Task goal =>
Extract the data exactly, missing nothing.

Source material =>

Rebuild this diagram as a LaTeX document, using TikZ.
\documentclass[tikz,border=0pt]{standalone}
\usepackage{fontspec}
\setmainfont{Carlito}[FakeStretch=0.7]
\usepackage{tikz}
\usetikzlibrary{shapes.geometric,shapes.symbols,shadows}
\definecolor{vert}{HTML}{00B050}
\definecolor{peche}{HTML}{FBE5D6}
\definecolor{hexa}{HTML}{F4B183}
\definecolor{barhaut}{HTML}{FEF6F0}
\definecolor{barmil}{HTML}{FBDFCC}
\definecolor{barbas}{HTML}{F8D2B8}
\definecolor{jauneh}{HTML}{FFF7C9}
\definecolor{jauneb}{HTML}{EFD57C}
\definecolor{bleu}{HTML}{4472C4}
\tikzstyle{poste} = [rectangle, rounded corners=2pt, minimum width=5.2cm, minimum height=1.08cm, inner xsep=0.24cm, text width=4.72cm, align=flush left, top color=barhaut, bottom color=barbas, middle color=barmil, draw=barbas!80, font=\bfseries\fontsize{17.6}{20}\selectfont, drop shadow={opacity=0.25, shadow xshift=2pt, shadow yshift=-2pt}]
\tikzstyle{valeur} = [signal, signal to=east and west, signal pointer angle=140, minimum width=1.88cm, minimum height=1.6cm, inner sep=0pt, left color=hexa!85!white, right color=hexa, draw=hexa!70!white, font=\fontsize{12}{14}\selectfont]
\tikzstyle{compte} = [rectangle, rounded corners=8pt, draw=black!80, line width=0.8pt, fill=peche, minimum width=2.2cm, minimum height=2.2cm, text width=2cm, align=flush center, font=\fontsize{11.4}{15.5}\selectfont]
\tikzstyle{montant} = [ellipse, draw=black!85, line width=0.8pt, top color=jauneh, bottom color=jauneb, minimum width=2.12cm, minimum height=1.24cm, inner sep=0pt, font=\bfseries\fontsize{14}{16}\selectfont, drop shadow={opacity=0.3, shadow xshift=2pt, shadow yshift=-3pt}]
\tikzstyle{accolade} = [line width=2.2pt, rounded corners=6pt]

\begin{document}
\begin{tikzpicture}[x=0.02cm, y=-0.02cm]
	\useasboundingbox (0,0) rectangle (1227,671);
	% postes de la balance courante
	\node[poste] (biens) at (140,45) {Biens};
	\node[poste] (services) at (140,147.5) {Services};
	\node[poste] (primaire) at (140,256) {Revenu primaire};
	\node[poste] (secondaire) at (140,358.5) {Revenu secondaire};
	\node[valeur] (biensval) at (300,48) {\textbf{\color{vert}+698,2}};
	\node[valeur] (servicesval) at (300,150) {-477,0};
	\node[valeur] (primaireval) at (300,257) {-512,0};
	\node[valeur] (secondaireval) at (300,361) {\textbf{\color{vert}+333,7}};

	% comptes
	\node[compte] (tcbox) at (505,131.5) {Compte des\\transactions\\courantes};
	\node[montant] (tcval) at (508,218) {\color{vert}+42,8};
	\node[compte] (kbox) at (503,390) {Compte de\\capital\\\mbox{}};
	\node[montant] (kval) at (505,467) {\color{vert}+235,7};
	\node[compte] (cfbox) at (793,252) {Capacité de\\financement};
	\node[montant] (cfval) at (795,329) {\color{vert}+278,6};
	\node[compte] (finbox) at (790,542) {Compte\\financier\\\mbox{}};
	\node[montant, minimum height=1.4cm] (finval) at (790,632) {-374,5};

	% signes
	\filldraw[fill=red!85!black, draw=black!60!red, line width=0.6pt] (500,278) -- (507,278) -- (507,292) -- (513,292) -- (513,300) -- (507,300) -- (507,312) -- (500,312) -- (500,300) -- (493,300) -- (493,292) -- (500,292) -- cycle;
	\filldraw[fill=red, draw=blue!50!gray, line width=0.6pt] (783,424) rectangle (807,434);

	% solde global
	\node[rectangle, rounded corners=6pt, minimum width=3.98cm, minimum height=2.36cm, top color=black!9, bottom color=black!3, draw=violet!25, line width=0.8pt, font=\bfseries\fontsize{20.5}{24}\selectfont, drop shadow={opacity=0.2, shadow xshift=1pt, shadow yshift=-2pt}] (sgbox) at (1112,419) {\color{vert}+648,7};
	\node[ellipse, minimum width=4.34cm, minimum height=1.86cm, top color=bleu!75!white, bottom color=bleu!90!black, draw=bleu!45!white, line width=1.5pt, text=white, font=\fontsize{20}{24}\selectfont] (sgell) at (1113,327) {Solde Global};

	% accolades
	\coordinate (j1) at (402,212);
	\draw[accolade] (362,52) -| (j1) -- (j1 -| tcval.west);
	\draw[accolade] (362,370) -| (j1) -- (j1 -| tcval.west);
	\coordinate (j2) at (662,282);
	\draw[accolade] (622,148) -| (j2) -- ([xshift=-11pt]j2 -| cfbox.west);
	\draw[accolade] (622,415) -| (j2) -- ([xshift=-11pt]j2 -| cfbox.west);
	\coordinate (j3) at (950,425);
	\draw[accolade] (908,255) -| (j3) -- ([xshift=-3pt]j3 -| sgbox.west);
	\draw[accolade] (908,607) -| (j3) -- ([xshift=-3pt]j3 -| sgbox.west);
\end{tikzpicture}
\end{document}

Task answer =>
Rebuild this diagram as a LaTeX document, using TikZ.
\documentclass[tikz,border=0pt]{standalone}
\usepackage{fontspec}
\setmainfont{Carlito}[FakeStretch=0.7]
\usepackage{tikz}
\usetikzlibrary{shapes.geometric,shapes.symbols,shadows}
\definecolor{vert}{HTML}{00B050}
\definecolor{peche}{HTML}{FBE5D6}
\definecolor{hexa}{HTML}{F4B183}
\definecolor{barhaut}{HTML}{FEF6F0}
\definecolor{barmil}{HTML}{FBDFCC}
\definecolor{barbas}{HTML}{F8D2B8}
\definecolor{jauneh}{HTML}{FFF7C9}
\definecolor{jauneb}{HTML}{EFD57C}
\definecolor{bleu}{HTML}{4472C4}
\tikzstyle{poste} = [rectangle, rounded corners=2pt, minimum width=5.2cm, minimum height=1.08cm, inner xsep=0.24cm, text width=4.72cm, align=flush left, top color=barhaut, bottom color=barbas, middle color=barmil, draw=barbas!80, font=\bfseries\fontsize{17.6}{20}\selectfont, drop shadow={opacity=0.25, shadow xshift=2pt, shadow yshift=-2pt}]
\tikzstyle{valeur} = [signal, signal to=east and west, signal pointer angle=140, minimum width=1.88cm, minimum height=1.6cm, inner sep=0pt, left color=hexa!85!white, right color=hexa, draw=hexa!70!white, font=\fontsize{12}{14}\selectfont]
\tikzstyle{compte} = [rectangle, rounded corners=8pt, draw=black!80, line width=0.8pt, fill=peche, minimum width=2.2cm, minimum height=2.2cm, text width=2cm, align=flush center, font=\fontsize{11.4}{15.5}\selectfont]
\tikzstyle{montant} = [ellipse, draw=black!85, line width=0.8pt, top color=jauneh, bottom color=jauneb, minimum width=2.12cm, minimum height=1.24cm, inner sep=0pt, font=\bfseries\fontsize{14}{16}\selectfont, drop shadow={opacity=0.3, shadow xshift=2pt, shadow yshift=-3pt}]
\tikzstyle{accolade} = [line width=2.2pt, rounded corners=6pt]

\begin{document}
\begin{tikzpicture}[x=0.02cm, y=-0.02cm]
	\useasboundingbox (0,0) rectangle (1227,671);
	% postes de la balance courante
	\node[poste] (biens) at (140,45) {Biens};
	\node[poste] (services) at (140,147.5) {Services};
	\node[poste] (primaire) at (140,256) {Revenu primaire};
	\node[poste] (secondaire) at (140,358.5) {Revenu secondaire};
	\node[valeur] (biensval) at (300,48) {\textbf{\color{vert}+698,2}};
	\node[valeur] (servicesval) at (300,150) {-477,0};
	\node[valeur] (primaireval) at (300,257) {-512,0};
	\node[valeur] (secondaireval) at (300,361) {\textbf{\color{vert}+333,7}};

	% comptes
	\node[compte] (tcbox) at (505,131.5) {Compte des\\transactions\\courantes};
	\node[montant] (tcval) at (508,218) {\color{vert}+42,8};
	\node[compte] (kbox) at (503,390) {Compte de\\capital\\\mbox{}};
	\node[montant] (kval) at (505,467) {\color{vert}+235,7};
	\node[compte] (cfbox) at (793,252) {Capacité de\\financement};
	\node[montant] (cfval) at (795,329) {\color{vert}+278,6};
	\node[compte] (finbox) at (790,542) {Compte\\financier\\\mbox{}};
	\node[montant, minimum height=1.4cm] (finval) at (790,632) {-374,5};

	% signes
	\filldraw[fill=red!85!black, draw=black!60!red, line width=0.6pt] (500,278) -- (507,278) -- (507,292) -- (513,292) -- (513,300) -- (507,300) -- (507,312) -- (500,312) -- (500,300) -- (493,300) -- (493,292) -- (500,292) -- cycle;
	\filldraw[fill=red, draw=blue!50!gray, line width=0.6pt] (783,424) rectangle (807,434);

	% solde global
	\node[rectangle, rounded corners=6pt, minimum width=3.98cm, minimum height=2.36cm, top color=black!9, bottom color=black!3, draw=violet!25, line width=0.8pt, font=\bfseries\fontsize{20.5}{24}\selectfont, drop shadow={opacity=0.2, shadow xshift=1pt, shadow yshift=-2pt}] (sgbox) at (1112,419) {\color{vert}+648,7};
	\node[ellipse, minimum width=4.34cm, minimum height=1.86cm, top color=bleu!75!white, bottom color=bleu!90!black, draw=bleu!45!white, line width=1.5pt, text=white, font=\fontsize{20}{24}\selectfont] (sgell) at (1113,327) {Solde Global};

	% accolades
	\coordinate (j1) at (402,212);
	\draw[accolade] (362,52) -| (j1) -- (j1 -| tcval.west);
	\draw[accolade] (362,370) -| (j1) -- (j1 -| tcval.west);
	\coordinate (j2) at (662,282);
	\draw[accolade] (622,148) -| (j2) -- ([xshift=-11pt]j2 -| cfbox.west);
	\draw[accolade] (622,415) -| (j2) -- ([xshift=-11pt]j2 -| cfbox.west);
	\coordinate (j3) at (950,425);
	\draw[accolade] (908,255) -| (j3) -- ([xshift=-3pt]j3 -| sgbox.west);
	\draw[accolade] (908,607) -| (j3) -- ([xshift=-3pt]j3 -| sgbox.west);
\end{tikzpicture}
\end{document}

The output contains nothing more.